Data section
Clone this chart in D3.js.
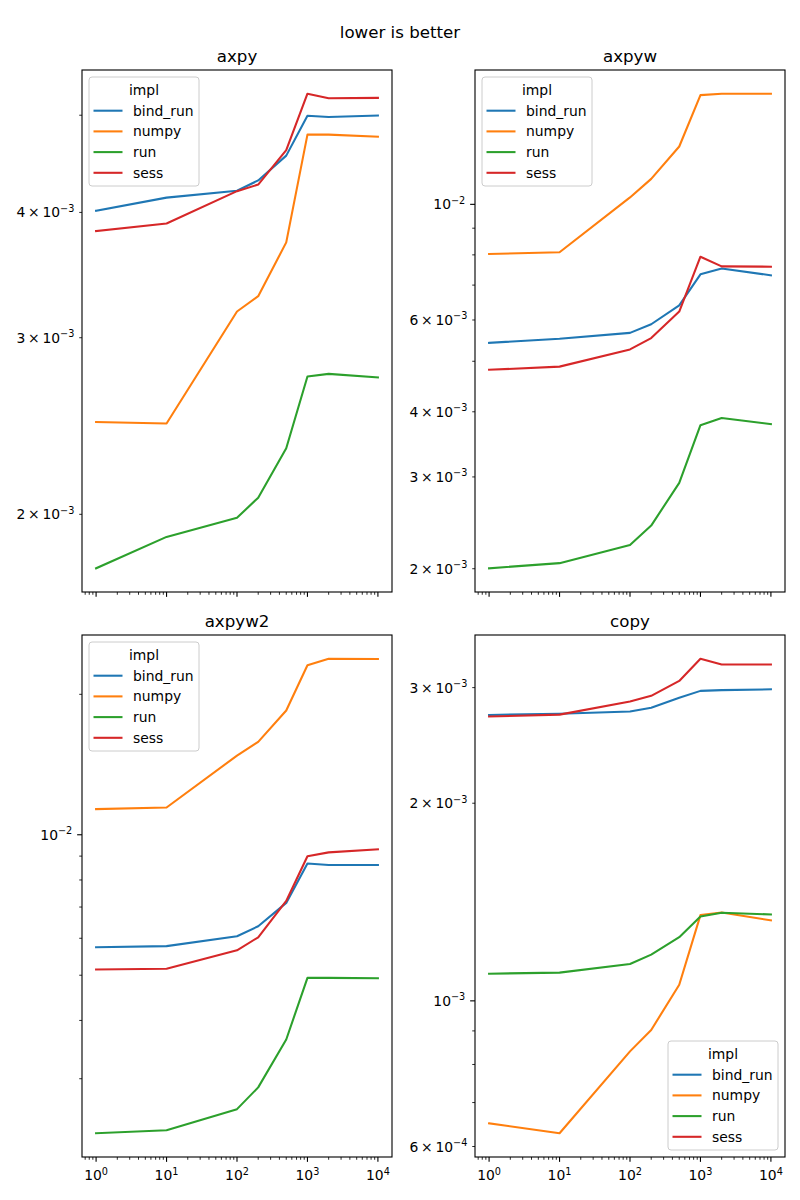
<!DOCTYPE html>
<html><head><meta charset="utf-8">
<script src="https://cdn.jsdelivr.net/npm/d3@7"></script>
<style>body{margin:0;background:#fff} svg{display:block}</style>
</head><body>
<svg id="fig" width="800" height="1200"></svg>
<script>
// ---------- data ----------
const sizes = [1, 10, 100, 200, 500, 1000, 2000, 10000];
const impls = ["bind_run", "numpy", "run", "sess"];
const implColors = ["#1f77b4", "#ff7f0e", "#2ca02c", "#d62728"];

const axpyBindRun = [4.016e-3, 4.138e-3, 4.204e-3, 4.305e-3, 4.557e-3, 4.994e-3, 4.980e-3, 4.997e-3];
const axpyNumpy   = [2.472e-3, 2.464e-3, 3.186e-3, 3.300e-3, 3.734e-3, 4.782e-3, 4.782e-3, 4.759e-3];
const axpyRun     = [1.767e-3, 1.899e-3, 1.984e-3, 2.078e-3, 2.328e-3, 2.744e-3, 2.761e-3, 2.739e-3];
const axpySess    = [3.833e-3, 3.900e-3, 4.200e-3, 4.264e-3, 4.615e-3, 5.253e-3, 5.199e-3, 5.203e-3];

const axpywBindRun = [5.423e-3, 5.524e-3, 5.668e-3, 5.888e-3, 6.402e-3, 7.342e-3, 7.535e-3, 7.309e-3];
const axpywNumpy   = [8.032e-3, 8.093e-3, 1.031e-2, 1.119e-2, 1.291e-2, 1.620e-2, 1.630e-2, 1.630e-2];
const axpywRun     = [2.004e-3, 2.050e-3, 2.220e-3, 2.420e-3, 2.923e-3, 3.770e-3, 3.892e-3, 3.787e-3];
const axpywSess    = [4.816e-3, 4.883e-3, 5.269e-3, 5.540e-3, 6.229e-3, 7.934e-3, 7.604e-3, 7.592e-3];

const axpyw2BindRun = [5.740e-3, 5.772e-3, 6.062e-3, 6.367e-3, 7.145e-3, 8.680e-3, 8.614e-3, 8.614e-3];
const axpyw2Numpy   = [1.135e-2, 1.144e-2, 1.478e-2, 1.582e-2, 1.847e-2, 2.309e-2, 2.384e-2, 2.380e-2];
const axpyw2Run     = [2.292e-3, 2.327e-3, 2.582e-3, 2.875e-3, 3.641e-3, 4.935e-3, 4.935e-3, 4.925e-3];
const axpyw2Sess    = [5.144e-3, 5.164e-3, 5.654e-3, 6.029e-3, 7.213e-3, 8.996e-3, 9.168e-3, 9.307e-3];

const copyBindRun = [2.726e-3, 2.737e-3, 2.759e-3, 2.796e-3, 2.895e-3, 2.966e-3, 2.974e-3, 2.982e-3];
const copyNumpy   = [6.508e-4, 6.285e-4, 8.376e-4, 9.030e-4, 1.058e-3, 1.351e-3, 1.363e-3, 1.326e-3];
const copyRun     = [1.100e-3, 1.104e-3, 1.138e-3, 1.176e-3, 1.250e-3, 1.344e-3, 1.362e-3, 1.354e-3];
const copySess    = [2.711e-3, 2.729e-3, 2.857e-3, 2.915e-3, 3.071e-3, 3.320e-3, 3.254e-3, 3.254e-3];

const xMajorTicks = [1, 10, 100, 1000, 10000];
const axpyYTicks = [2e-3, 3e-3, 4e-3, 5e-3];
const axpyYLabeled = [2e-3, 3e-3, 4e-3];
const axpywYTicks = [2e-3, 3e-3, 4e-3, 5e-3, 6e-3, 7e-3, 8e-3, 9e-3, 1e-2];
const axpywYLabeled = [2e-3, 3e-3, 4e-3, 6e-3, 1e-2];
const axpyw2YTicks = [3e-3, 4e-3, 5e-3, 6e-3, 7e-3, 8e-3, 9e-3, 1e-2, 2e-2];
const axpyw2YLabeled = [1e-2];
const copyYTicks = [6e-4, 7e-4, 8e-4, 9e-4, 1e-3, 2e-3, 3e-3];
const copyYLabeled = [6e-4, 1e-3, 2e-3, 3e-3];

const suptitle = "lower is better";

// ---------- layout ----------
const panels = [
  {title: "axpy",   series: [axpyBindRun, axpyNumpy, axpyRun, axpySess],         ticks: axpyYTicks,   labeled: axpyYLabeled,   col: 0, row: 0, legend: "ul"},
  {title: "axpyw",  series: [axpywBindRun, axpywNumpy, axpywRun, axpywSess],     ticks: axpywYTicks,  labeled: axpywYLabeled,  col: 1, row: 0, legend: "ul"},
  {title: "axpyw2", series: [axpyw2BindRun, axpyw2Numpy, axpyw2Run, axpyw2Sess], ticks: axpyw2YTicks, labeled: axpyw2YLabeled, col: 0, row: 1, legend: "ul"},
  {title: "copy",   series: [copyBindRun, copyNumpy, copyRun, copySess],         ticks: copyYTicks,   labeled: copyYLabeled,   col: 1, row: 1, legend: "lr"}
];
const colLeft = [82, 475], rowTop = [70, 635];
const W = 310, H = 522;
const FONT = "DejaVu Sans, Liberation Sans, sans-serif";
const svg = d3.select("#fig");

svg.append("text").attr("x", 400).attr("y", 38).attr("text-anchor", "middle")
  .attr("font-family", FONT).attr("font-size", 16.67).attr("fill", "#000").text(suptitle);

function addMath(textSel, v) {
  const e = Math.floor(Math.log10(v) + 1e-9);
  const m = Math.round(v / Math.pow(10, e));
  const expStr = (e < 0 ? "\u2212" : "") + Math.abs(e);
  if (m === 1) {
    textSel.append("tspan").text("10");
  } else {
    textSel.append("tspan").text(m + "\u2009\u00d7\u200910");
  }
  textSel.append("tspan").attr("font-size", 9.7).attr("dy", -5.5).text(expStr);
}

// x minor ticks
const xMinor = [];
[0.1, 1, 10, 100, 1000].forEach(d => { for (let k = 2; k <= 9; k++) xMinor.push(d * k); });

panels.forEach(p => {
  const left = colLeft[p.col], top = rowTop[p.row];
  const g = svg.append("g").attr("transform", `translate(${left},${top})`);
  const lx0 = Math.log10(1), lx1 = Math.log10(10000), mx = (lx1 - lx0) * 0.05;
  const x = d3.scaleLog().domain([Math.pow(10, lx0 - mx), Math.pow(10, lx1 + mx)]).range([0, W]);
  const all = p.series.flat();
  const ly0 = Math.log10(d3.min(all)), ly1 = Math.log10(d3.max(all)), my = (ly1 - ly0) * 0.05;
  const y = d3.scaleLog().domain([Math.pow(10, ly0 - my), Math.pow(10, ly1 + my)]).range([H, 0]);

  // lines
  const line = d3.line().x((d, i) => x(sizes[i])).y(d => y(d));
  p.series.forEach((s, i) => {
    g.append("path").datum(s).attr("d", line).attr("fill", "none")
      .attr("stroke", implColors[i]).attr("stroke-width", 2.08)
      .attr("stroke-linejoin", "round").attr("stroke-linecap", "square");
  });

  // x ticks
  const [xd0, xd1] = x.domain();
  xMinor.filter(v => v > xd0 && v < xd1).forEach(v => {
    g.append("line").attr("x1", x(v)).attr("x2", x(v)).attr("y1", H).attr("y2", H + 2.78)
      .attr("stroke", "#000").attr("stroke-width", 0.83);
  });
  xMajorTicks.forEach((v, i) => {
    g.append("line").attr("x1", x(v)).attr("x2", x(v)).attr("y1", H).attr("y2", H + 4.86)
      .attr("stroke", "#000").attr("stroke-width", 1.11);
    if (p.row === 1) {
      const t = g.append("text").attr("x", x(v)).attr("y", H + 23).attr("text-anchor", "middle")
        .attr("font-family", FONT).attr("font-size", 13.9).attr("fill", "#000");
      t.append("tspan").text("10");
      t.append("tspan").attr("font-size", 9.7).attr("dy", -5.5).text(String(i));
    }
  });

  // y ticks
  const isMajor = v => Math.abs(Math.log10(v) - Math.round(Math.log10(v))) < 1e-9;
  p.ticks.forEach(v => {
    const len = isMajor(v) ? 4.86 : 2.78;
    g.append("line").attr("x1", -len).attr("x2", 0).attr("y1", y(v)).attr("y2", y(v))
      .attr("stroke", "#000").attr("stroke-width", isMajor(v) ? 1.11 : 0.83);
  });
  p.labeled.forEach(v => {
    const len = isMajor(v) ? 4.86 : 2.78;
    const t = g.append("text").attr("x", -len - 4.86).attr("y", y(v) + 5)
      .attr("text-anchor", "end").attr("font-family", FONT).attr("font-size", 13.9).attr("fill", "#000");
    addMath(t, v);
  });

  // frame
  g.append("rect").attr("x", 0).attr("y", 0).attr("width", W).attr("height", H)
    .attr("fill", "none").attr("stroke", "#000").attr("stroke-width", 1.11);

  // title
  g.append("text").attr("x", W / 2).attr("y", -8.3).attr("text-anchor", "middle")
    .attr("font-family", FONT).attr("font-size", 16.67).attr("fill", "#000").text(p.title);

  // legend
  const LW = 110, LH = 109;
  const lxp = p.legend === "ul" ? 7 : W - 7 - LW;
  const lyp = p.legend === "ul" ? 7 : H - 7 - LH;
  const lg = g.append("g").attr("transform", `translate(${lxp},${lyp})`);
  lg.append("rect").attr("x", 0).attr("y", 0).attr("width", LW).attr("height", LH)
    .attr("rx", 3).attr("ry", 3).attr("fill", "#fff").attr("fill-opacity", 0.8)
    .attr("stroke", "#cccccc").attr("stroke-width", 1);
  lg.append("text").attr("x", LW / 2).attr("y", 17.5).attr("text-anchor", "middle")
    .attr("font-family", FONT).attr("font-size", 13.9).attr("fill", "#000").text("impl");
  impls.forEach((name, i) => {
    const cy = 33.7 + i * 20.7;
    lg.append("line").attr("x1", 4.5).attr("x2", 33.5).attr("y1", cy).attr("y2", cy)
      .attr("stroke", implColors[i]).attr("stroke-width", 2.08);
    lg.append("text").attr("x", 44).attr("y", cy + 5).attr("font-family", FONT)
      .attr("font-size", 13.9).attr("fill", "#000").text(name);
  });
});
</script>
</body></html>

Task to carry out
Output exactly the span of lines from the top of the listing through the line holding "8.996e-3, 9.168e-3, 9.307e-3];", and leave every picture out.

Task solution
Clone this chart in D3.js.
<!DOCTYPE html>
<html><head><meta charset="utf-8">
<script src="https://cdn.jsdelivr.net/npm/d3@7"></script>
<style>body{margin:0;background:#fff} svg{display:block}</style>
</head><body>
<svg id="fig" width="800" height="1200"></svg>
<script>
// ---------- data ----------
const sizes = [1, 10, 100, 200, 500, 1000, 2000, 10000];
const impls = ["bind_run", "numpy", "run", "sess"];
const implColors = ["#1f77b4", "#ff7f0e", "#2ca02c", "#d62728"];

const axpyBindRun = [4.016e-3, 4.138e-3, 4.204e-3, 4.305e-3, 4.557e-3, 4.994e-3, 4.980e-3, 4.997e-3];
const axpyNumpy   = [2.472e-3, 2.464e-3, 3.186e-3, 3.300e-3, 3.734e-3, 4.782e-3, 4.782e-3, 4.759e-3];
const axpyRun     = [1.767e-3, 1.899e-3, 1.984e-3, 2.078e-3, 2.328e-3, 2.744e-3, 2.761e-3, 2.739e-3];
const axpySess    = [3.833e-3, 3.900e-3, 4.200e-3, 4.264e-3, 4.615e-3, 5.253e-3, 5.199e-3, 5.203e-3];

const axpywBindRun = [5.423e-3, 5.524e-3, 5.668e-3, 5.888e-3, 6.402e-3, 7.342e-3, 7.535e-3, 7.309e-3];
const axpywNumpy   = [8.032e-3, 8.093e-3, 1.031e-2, 1.119e-2, 1.291e-2, 1.620e-2, 1.630e-2, 1.630e-2];
const axpywRun     = [2.004e-3, 2.050e-3, 2.220e-3, 2.420e-3, 2.923e-3, 3.770e-3, 3.892e-3, 3.787e-3];
const axpywSess    = [4.816e-3, 4.883e-3, 5.269e-3, 5.540e-3, 6.229e-3, 7.934e-3, 7.604e-3, 7.592e-3];

const axpyw2BindRun = [5.740e-3, 5.772e-3, 6.062e-3, 6.367e-3, 7.145e-3, 8.680e-3, 8.614e-3, 8.614e-3];
const axpyw2Numpy   = [1.135e-2, 1.144e-2, 1.478e-2, 1.582e-2, 1.847e-2, 2.309e-2, 2.384e-2, 2.380e-2];
const axpyw2Run     = [2.292e-3, 2.327e-3, 2.582e-3, 2.875e-3, 3.641e-3, 4.935e-3, 4.935e-3, 4.925e-3];
const axpyw2Sess    = [5.144e-3, 5.164e-3, 5.654e-3, 6.029e-3, 7.213e-3, 8.996e-3, 9.168e-3, 9.307e-3];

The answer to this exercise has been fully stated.